Just to prove it works, here’s the bit pattern generated by a few thousand invocations of the above function on consecutive inputs:

Yep, looks random! 👍

PCG Variants

Incidentally, you might notice that the PCG function posted above doesn’t match that found in other sources, such as the minimal C implementation on the PCG website. This is because “PCG” isn’t a single function, but more of a recipe for constructing PRNG functions. It works by starting with an LCG, and then applying a permutation function to mix around the bits and improve the quality of the results. There many possible permutation functions, and O’Neill’s original PCG paper provides a set of building blocks that can be combined in various ways to get generators with different characteristics. In particular, the PCG used by Jarzynski and Olano corresponds to the 32-bit “RXS-M-XS” variant described in §6.3.4 of O’Neill. (See also the list of variants on Wikipedia).

Hash or PRNG?

One of the main points I discussed in my 2013 article was the distinction between PRNGs and hash functions: the former are designed for a good distribution within a single stateful stream, but do not necessarily provide good distribution across streams with consecutive seeds; hash functions are stateless and designed to give a good distribution even with consecutive (or otherwise highly correlated) inputs.

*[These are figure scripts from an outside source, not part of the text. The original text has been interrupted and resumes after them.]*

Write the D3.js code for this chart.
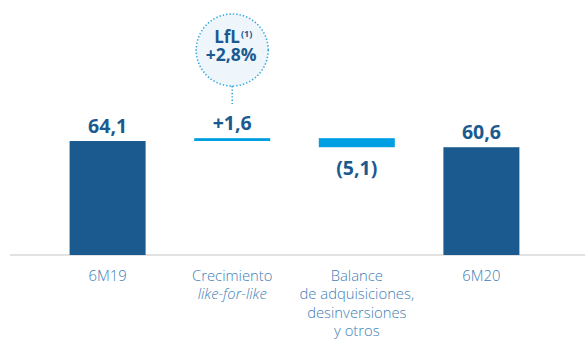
<!DOCTYPE html>
<html>
<head>
<meta charset="utf-8">
<script src="https://cdn.jsdelivr.net/npm/d3@7"></script>
<style>
  html, body { margin: 0; padding: 0; background: #fff; }
  svg { display: block; }
</style>
</head>
<body>
<svg id="chart" width="585" height="340"></svg>
<script>
// ---- data ----
const categories = ["6M19", "Crecimiento like-for-like", "Balance de adquisiciones, desinversiones y otros", "6M20"];
const labelLines = [
  [{t: "6M19"}],
  [{t: "Crecimiento"}, {t: "like-for-like", italic: true}],
  [{t: "Balance"}, {t: "de adquisiciones,"}, {t: "desinversiones"}, {t: "y otros"}],
  [{t: "6M20"}]
];
const values = [64.1, 1.6, -5.1, 60.6];
const kinds = ["total", "delta", "delta", "total"];
const valueLabels = ["64,1", "+1,6", "(5,1)", "60,6"];
const callout = {title: "LfL", sup: "(1)", value: "+2,8%", category: "Crecimiento like-for-like"};

// ---- style ----
const darkBlue = "#1a5a8e";
const lightBlue = "#009fe3";
const textDark = "#1b5a8f";
const textCat = "#4080b6";
const fontBold = "'Open Sans', Lato, sans-serif";
const fontCat = "'Open Sans', Lato, sans-serif";

const svg = d3.select("#chart");

// waterfall layout
let running = 0;
const bars = values.map((v, i) => {
  let y0, y1;
  if (kinds[i] === "total") { y0 = 0; y1 = v; running = v; }
  else { y0 = running; y1 = running + v; running = y1; }
  return {cat: categories[i], v, y0, y1, kind: kinds[i], label: valueLabels[i]};
});

const x = d3.scaleBand()
  .domain(categories)
  .range([45.3, 543.7])
  .paddingInner(0.39)
  .paddingOuter(0.195);

const y = d3.scaleLinear().domain([0, 64.1]).range([255, 141]);

// baseline
svg.append("line")
  .attr("x1", 10).attr("x2", 585)
  .attr("y1", y(0)).attr("y2", y(0))
  .attr("stroke", "#d9d9d9").attr("stroke-width", 1.6);

// bars
svg.selectAll("rect.bar").data(bars).join("rect")
  .attr("class", "bar")
  .attr("x", d => x(d.cat))
  .attr("width", x.bandwidth())
  .attr("y", d => y(Math.max(d.y0, d.y1)))
  .attr("height", d => Math.abs(y(d.y0) - y(d.y1)))
  .attr("fill", d => d.kind === "total" ? darkBlue : lightBlue);

// value labels
svg.selectAll("text.val").data(bars).join("text")
  .attr("class", "val")
  .attr("x", d => x(d.cat) + x.bandwidth() / 2)
  .attr("y", d => d.v >= 0 ? y(Math.max(d.y0, d.y1)) - 8 : y(Math.min(d.y0, d.y1)) + 28)
  .attr("text-anchor", "middle")
  .attr("font-family", fontBold)
  .attr("font-weight", 700)
  .attr("font-size", 19.5)
  .attr("fill", textDark)
  .text(d => d.label);

// category labels
const catG = svg.selectAll("g.cat").data(categories).join("g")
  .attr("class", "cat")
  .attr("transform", c => `translate(${x(c) + x.bandwidth() / 2},0)`);
catG.each(function(c, i) {
  const g = d3.select(this);
  labelLines[i].forEach((ln, j) => {
    g.append("text")
      .attr("x", 0)
      .attr("y", 281 + j * 18.3)
      .attr("text-anchor", "middle")
      .attr("font-family", fontCat)
      .attr("font-weight", 300)
      .attr("font-size", 14.8)
      .attr("font-style", ln.italic ? "italic" : "normal")
      .attr("fill", textCat)
      .text(ln.t);
  });
});

// callout bubble
const cx = x(callout.category) + x.bandwidth() / 2;
const cy = 50, r = 36;
svg.append("line")
  .attr("x1", cx).attr("x2", cx)
  .attr("y1", cy + r).attr("y2", 104)
  .attr("stroke", "#3aa8e0").attr("stroke-width", 1.6)
  .attr("stroke-dasharray", "1.4 2");
svg.append("circle")
  .attr("cx", cx).attr("cy", cy).attr("r", r)
  .attr("fill", "#eef6fc")
  .attr("stroke", "#3aa8e0").attr("stroke-width", 1.6)
  .attr("stroke-dasharray", "1.4 2");
const t1 = svg.append("text")
  .attr("text-anchor", "middle")
  .attr("font-family", fontBold).attr("font-weight", 700)
  .attr("fill", textDark);
t1.append("tspan").attr("x", cx + 1).attr("y", 43).attr("font-size", 17).text(callout.title)
  .append("tspan").attr("font-size", 9).attr("dy", -6).attr("dx", 1).text(callout.sup);
t1.append("tspan").attr("x", cx - 1).attr("y", 60.5).attr("font-size", 17.5).text(callout.value);
</script>
</body>
</html>
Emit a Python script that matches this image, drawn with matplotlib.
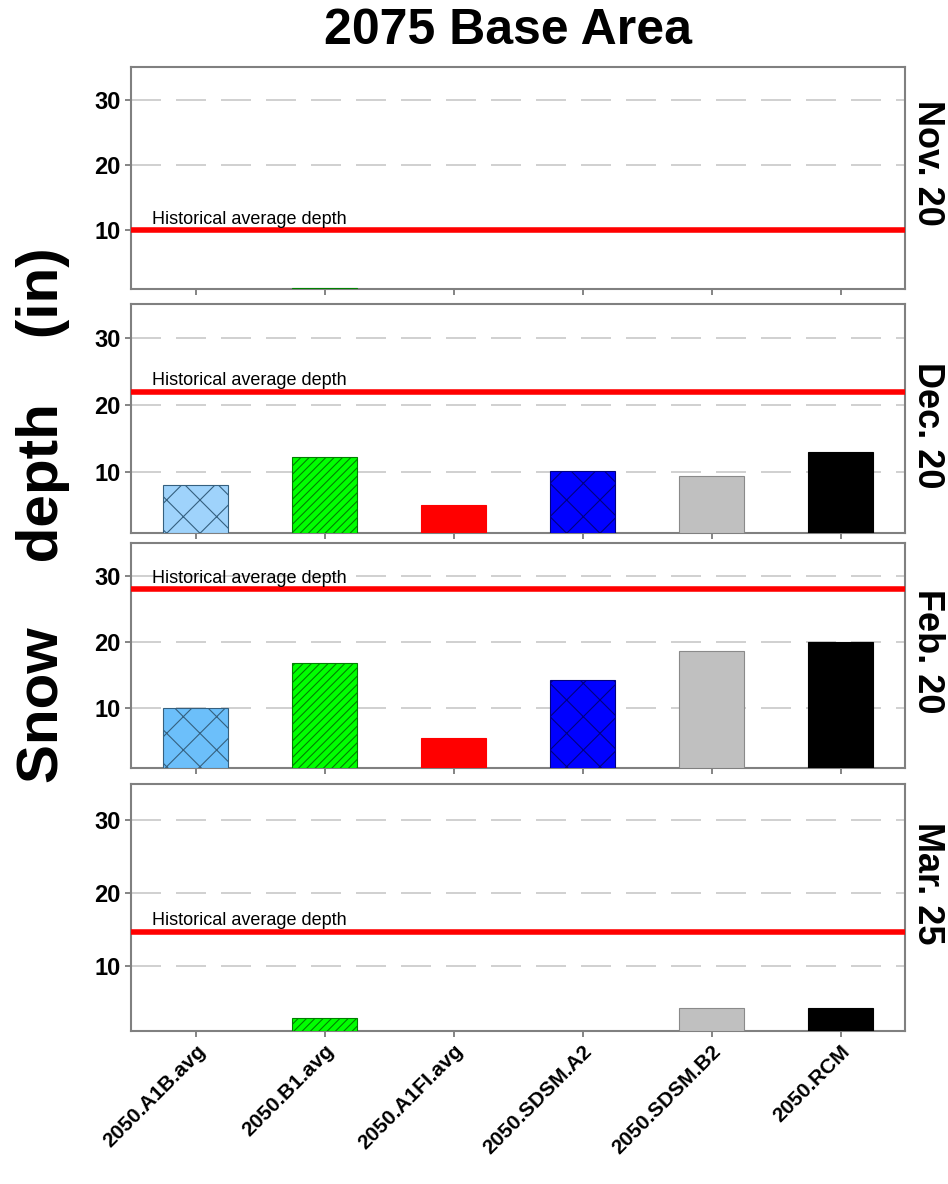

PCG is actually designed to be a PRNG, not a hash function, so it may surprise you to see it being used as a hash here. What gives? Well, apparently PCG is just so good that it works well as a hash function too! ¯\_(ツ)_/¯

It’s worth noting that PCG does support more or less efficient jump-ahead, owing to the LCG at its core; it’s possible to advance an LCG by $n$ steps in only $O(\log n)$ work using modular exponentiation. However, that is not what Jarzynski and Olano’s code does: it’s not jumping ahead to the $n$th value in a single PCG sequence, but essentially just taking the first value from each of $n$ sequences with consecutive initial states. The fact that this works at all is somewhat surprising, and a testament to the power of permutation functions.

In my previous article, I also recommended that if you need multiple random values per pixel, you could start with a hash function and then iterate either LCG or Xorshift using the hash output as an initial state. You can still do that, using PCG as the initial hash—but it might be just as fast to iterate PCG. The interesting thing about PCG’s design is that only the LCG portion of it actually carries data dependencies from one iteration to the next, and LCGs are super fast. The permutation parts are independent of each other and can be pipelined to exploit instruction-level parallelism when doing multiple iterations.

For completeness, the “PRNG form” of the above PCG variant looks like:

uint rng_state;

uint rand_pcg()
{
    uint state = rng_state;
    rng_state = rng_state * 747796405u + 2891336453u;
    uint word = ((state >> ((state >> 28u) + 4u)) ^ state) * 277803737u;
    return (word >> 22u) ^ word;
}

That’s about it! Be sure to check out Jarzynski and Olano’s paper for some more tidbits, including a discussion of hashes with multi-dimensional inputs and outputs.